Annie Leibovitz snaps up West Village duplex penthouse for almost $17M

Photographer Annie Leibovitz has traded the space she was using as a studio for a larger duplex in the same West Village condo building, records show.

The prolific shutterbug, known for her portraits of the rich and famous, including  Bruce Springsteen, Dolly Parton and Bill Gates, purchased the roughly 4,700-square-foot penthouse for $16.5 million, according to a deed that appeared in the city register Friday, which was first reported on by The Wall Street Journal.

Located in an 11-story, nine-unit building between Jane and West 12th streets, with views of the Hudson River, Leibovitz acquired the new digs through the entity River 495. She was represented by attorney Justin Marques, a partner at Midtown-based firm Becker Glynn, who signed the deed on her behalf, records show. Marques declined to comment.

The acquisition comes about seven months after she parted ways with a 3,200-square-foot apartment just a few floors down in the same building for $8 million, Crain’s reported late last year. The world-renowned photographer had fashioned the two-bedroom space, styled with an open floor plan, into her work studio. She was represented in the sale by the same attorney, Marques, records show, after having bought it for $6.5 million in 2022.

It’s unclear if Leibovitz will use the penthouse space as a work studio or as her live-in residence; last year she also parted ways with a Central Park West co-op for $10.6 million, Crain’s reported at the time.
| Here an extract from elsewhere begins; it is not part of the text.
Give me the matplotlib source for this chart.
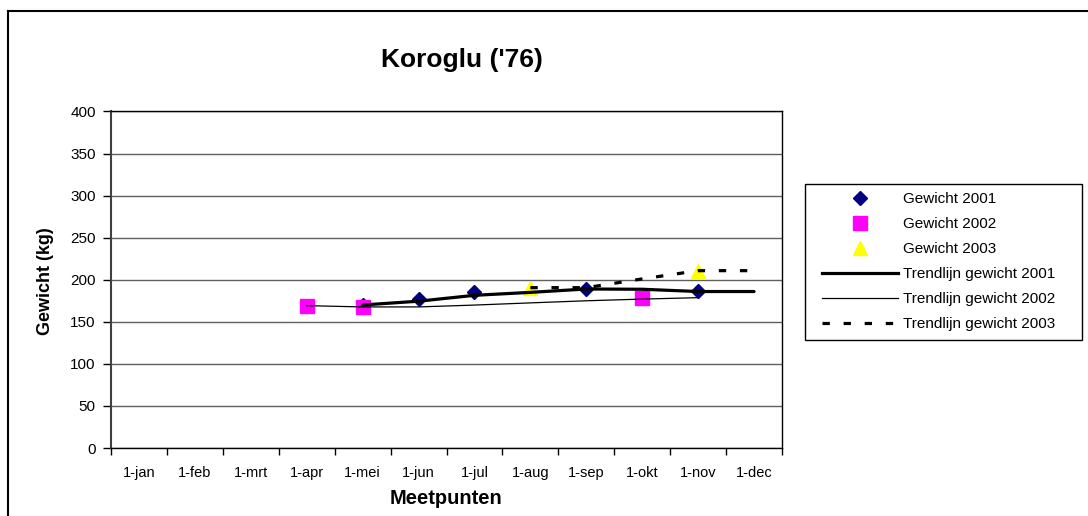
import numpy as np
import matplotlib
matplotlib.use("Agg")
import matplotlib.pyplot as plt
from matplotlib.lines import Line2D
from matplotlib.patches import Rectangle

plt.rcParams['font.family'] = ['Liberation Sans', 'DejaVu Sans']

nan = np.nan
months = ['1-jan', '1-feb', '1-mrt', '1-apr', '1-mei', '1-jun',
          '1-jul', '1-aug', '1-sep', '1-okt', '1-nov', '1-dec']
gewicht_2001 = [nan, nan, nan, nan, 170, 177, 185, nan, 188.5, nan, 187, nan]
gewicht_2002 = [nan, nan, nan, 169, 167.5, nan, nan, nan, nan, 178.7, nan, nan]
gewicht_2003 = [nan, nan, nan, nan, nan, nan, nan, 190, nan, nan, 210, nan]
trend_2001 = [nan, nan, nan, nan, 170, 174.5, 181.5, 185, 189, 188.7, 186, 186]
trend_2002 = [nan, nan, nan, 169.2, 167.7, 167.7, 169.9, 172.5, 175, 177, 178.7, nan]
trend_2003 = [nan, nan, nan, nan, nan, nan, nan, 190.6, 190.6, 201, 210.8, 210.8]
yticks = [0, 50, 100, 150, 200, 250, 300, 350, 400]

W, H = 1088, 516
fig = plt.figure(figsize=(W / 100, H / 100), dpi=100)
ax = fig.add_axes([111 / W, 1 - 448 / H, (782 - 111) / W, (448 - 111.5) / H])

x = np.arange(len(months)) + 0.5

ax.plot(x, gewicht_2001, linestyle='none', marker='D', ms=7.5, color='#000080',
        mec='#000080', zorder=3)
ax.plot(x, gewicht_2002, linestyle='none', marker='s', ms=10, color='#FF00FF',
        mec='#FF00FF', zorder=3)
ax.plot(x, gewicht_2003, linestyle='none', marker='^', ms=10, color='#FFFF00',
        mec='#FFFF00', zorder=3)
ax.plot(x, trend_2001, color='black', lw=2.3, zorder=4, solid_capstyle='round')
ax.plot(x, trend_2002, color='black', lw=0.9, zorder=4)
ax.plot(x, trend_2003, color='black', lw=2.3, zorder=4, linestyle=(0, (2.3, 4.3)),
        dash_capstyle='butt')

ax.set_xlim(0, 12)
ax.set_ylim(0, 400)
ax.set_yticks(yticks)
ax.set_yticklabels([str(v) for v in yticks], fontsize=11)
ax.tick_params(axis='y', length=6, width=1, pad=5, direction='out')
ax.set_xticks(np.arange(13))
ax.set_xticklabels([])
ax.set_xticks(x, minor=True)
ax.set_xticklabels(months, minor=True, fontsize=10.5)
ax.tick_params(axis='x', which='major', length=5, width=1, direction='out')
ax.tick_params(axis='x', which='minor', length=0, pad=13)

ax.yaxis.grid(True, color='#606060', lw=1)
ax.set_axisbelow(True)
for s in ax.spines.values():
    s.set_color('black')
    s.set_linewidth(1)
ax.spines['left'].set_color('#404040')
ax.spines['left'].set_linewidth(1.5)

fig.text(462 / W, 1 - 60 / H, "Koroglu ('76)", fontsize=19, fontweight='bold',
         ha='center', va='center')
fig.text(446 / W, 1 - 499 / H, 'Meetpunten', fontsize=14.5, fontweight='bold',
         ha='center', va='center')
fig.text(46 / W, 1 - 281 / H, 'Gewicht (kg)', fontsize=13, fontweight='bold',
         ha='center', va='center', rotation=90)

# outer chart border (left and top)
fig.add_artist(Line2D([8 / W, 8 / W], [0, 1 - 11 / H], color='black', lw=1.5,
                      transform=fig.transFigure))
fig.add_artist(Line2D([8 / W, 1], [1 - 11 / H, 1 - 11 / H], color='black', lw=1.5,
                      transform=fig.transFigure))

# legend box
fig.add_artist(Rectangle((805 / W, 1 - 340 / H), (1082 - 805) / W, (340 - 184) / H,
                         transform=fig.transFigure, fill=False, ec='black', lw=1))
handles = [
    Line2D([], [], linestyle='none', marker='D', ms=7, color='#000080'),
    Line2D([], [], linestyle='none', marker='s', ms=10, color='#FF00FF'),
    Line2D([], [], linestyle='none', marker='^', ms=10, color='#FFFF00'),
    Line2D([], [], color='black', lw=2.3),
    Line2D([], [], color='black', lw=0.9),
    Line2D([], [], color='black', lw=2.3, linestyle=(0, (2.3, 4.3))),
]
labels = ['Gewicht 2001', 'Gewicht 2002', 'Gewicht 2003',
          'Trendlijn gewicht 2001', 'Trendlijn gewicht 2002', 'Trendlijn gewicht 2003']
fig.legend(handles, labels, loc='upper left',
           bbox_to_anchor=(822 / W, 1 - 192 / H), frameon=False, fontsize=11,
           handlelength=5.0, handletextpad=0.3, labelspacing=0.72,
           borderpad=0.0, borderaxespad=0.0)

fig.savefig('out.png', dpi=100)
The seller of the unit, meanwhile, was painter Helen Marden. She signed the deed herself, records show. Marden is the widow of Brice Marden, who was considered one of the most influential painters of his generation, according to a New York Times profile of Marden last July, about a year after her husband’s death. Brice Marden’s work has been displayed at many prominent art institutions around the world, including The Guggenheim on the Upper East Side, the National Gallery of Art in Washington, D.C., and Kunstmuseum Basel in Switzerland.